In fact, they are Germans from Ukraine. It so happened that Russia had controlled Ukraine during the century that the Germans came as settlers. But the German colonies historically were in Ukraine, not Russia.

The second story was the column by George Will (“Buds of the socialist spring,” Page A4). In it, Will describes Stalin’s great genocide of Ukraine. To break the backs of the independent farmers and force collectivism, Stalin took the food supplies from Ukraine and sent nothing in return.

Some estimates say that 10 million died in a massive famine.

It is said that 60,000 of the German colonists died of starvation.

So, seen in this light, Hoeven’s trip to Ukraine was not just a sightseeing venture. He was visiting the homeland of the second largest ethnic group in North Dakota, the Germans from Russia’s Ukraine.

Also of importance in the present day is the fact that Vladimir Putin seems to want to absorb big portions of Ukraine into Russia. Russia’s Stalin killed millions. Modern Russia is perhaps different, but Russian nationalism still exists.
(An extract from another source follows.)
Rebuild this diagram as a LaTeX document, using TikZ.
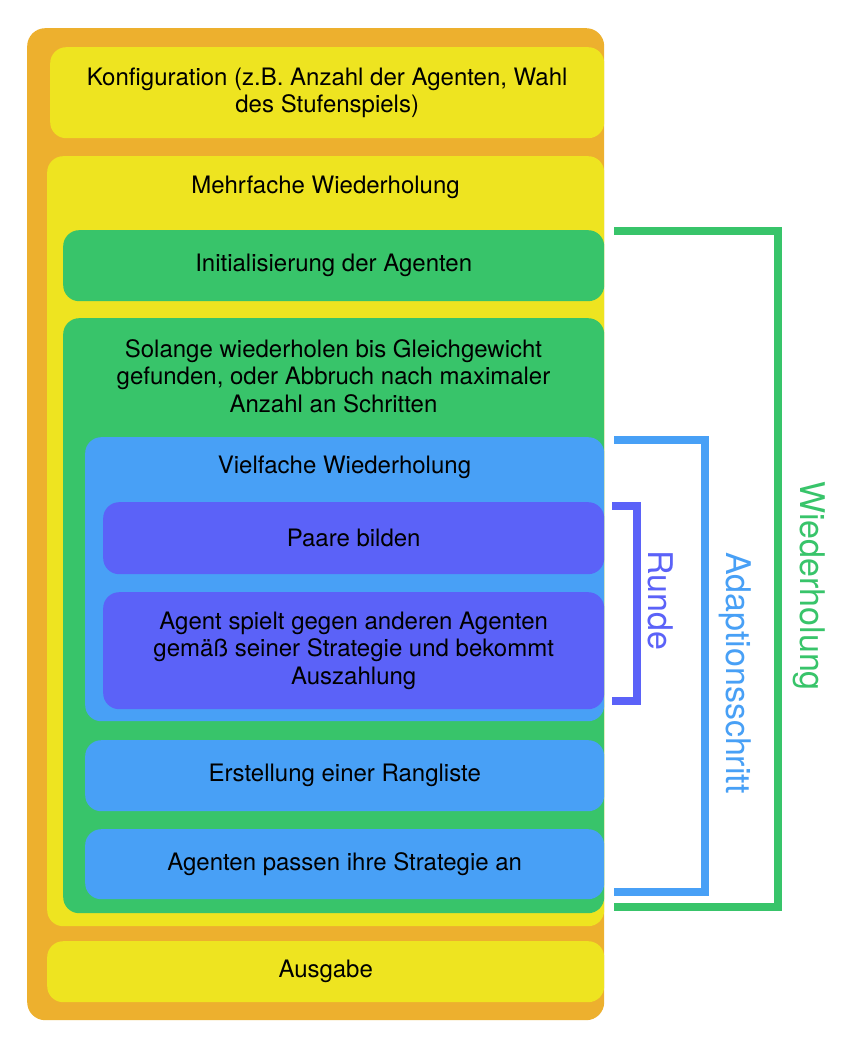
\documentclass[tikz,border=0pt]{standalone}
\usepackage{fontspec}
\setmainfont{TeX Gyre Heros}
\definecolor{corange}{RGB}{237,176,46}
\definecolor{cyellow}{RGB}{238,228,32}
\definecolor{cgreen}{RGB}{56,196,106}
\definecolor{cblue}{RGB}{72,160,246}
\definecolor{cpurple}{RGB}{91,98,248}
\begin{document}
\begin{tikzpicture}[x=1pt,y=-1pt,
 box/.style={rounded corners=16pt, inner sep=0pt, anchor=north west, align=center, font=\fontsize{24}{27.5}\selectfont},
 lbl/.style={font=\fontsize{24}{27.5}\selectfont, align=center, inner sep=0pt},
 side/.style={font=\fontsize{34}{40}\selectfont, rotate=-90, inner sep=0pt},
 brk/.style={line width=7.5pt, line join=miter}
]
\fill[white] (0,0) rectangle (862,1056);
\useasboundingbox (0,0) rectangle (862,1056);
% containers
\node[box, fill=corange, rounded corners=18pt, minimum width=577pt, minimum height=992pt] (outer) at (27,28) {};
\node[box, fill=cyellow, minimum width=554pt, minimum height=91pt] (konf) at (50,47) {Konfiguration (z.B. Anzahl der Agenten, Wahl\\des Stufenspiels)};
\node[box, fill=cyellow, minimum width=557pt, minimum height=770pt] (mehr) at (47,156) {};
\node[lbl] (mehrT) at (325.5,187) {Mehrfache Wiederholung};
\node[box, fill=cgreen, minimum width=541pt, minimum height=71pt] (init) at (63,230) {Initialisierung der Agenten};
\node[box, fill=cgreen, minimum width=541pt, minimum height=595pt] (sol) at (63,318) {};
\node[lbl] (solT) at (333.5,376) {Solange wiederholen bis Gleichgewicht\\gefunden, oder Abbruch nach maximaler\\Anzahl an Schritten};
\node[box, fill=cblue, minimum width=519pt, minimum height=284pt] (viel) at (85,437) {};
\node[lbl] (vielT) at (344.5,467) {Vielfache Wiederholung};
\node[box, fill=cpurple, minimum width=501pt, minimum height=72pt] (paare) at (103,502) {Paare bilden};
\node[box, fill=cpurple, minimum width=501pt, minimum height=117pt] (agent) at (103,592) {Agent spielt gegen anderen Agenten\\gemäß seiner Strategie und bekommt\\Auszahlung};
\node[box, fill=cblue, minimum width=519pt, minimum height=71pt] (erst) at (85,740) {Erstellung einer Rangliste};
\node[box, fill=cblue, minimum width=519pt, minimum height=70pt] (anp) at (85,829) {Agenten passen ihre Strategie an};
\node[box, fill=cyellow, minimum width=557pt, minimum height=61pt] (aus) at (47,941) {Ausgabe};
% brackets
\coordinate (g1) at (614,231);
\coordinate (g2) at (778,231);
\coordinate (g3) at (778,907);
\coordinate (g4) at (614,907);
\draw[brk, cgreen] (g1) -- (g2) -- (g3) -- (g4);
\coordinate (b1) at (614,440);
\coordinate (b2) at (705,440);
\coordinate (b3) at (705,892);
\coordinate (b4) at (614,892);
\draw[brk, cblue] (b1) -- (b2) -- (b3) -- (b4);
\coordinate (p1) at (612,506);
\coordinate (p2) at (637,506);
\coordinate (p3) at (637,701);
\coordinate (p4) at (612,701);
\draw[brk, cpurple] (p1) -- (p2) -- (p3) -- (p4);
\node[side, text=cpurple] (runde) at (661,600) {Runde};
\node[side, text=cblue] (adapt) at (735,673) {Adaptionsschritt};
\node[side, text=cgreen] (wied) at (809,586) {Wiederholung};
\end{tikzpicture}
\end{document}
Ukrainians, for the most part, dislike Russia. When I visited what once were the German villages of southern Ukraine (studying the folk housing styles that were prototypes of Dakota farmhouses), I found this to be true. The Communists killed or deported all of the relatives of our Dakota Germans who didn’t get to the New World.

William Sherman

The Rev. Sherman is a former pastor of St. Michael’s Church in Grand Forks. He is the author of several books on North Dakota’s ethnic history, including Plain folks: A history of ethnic groups in North Dakota,” “Prairie mosaic: An ethnic atlas of North Dakota” and “African Americans in North Dakota.”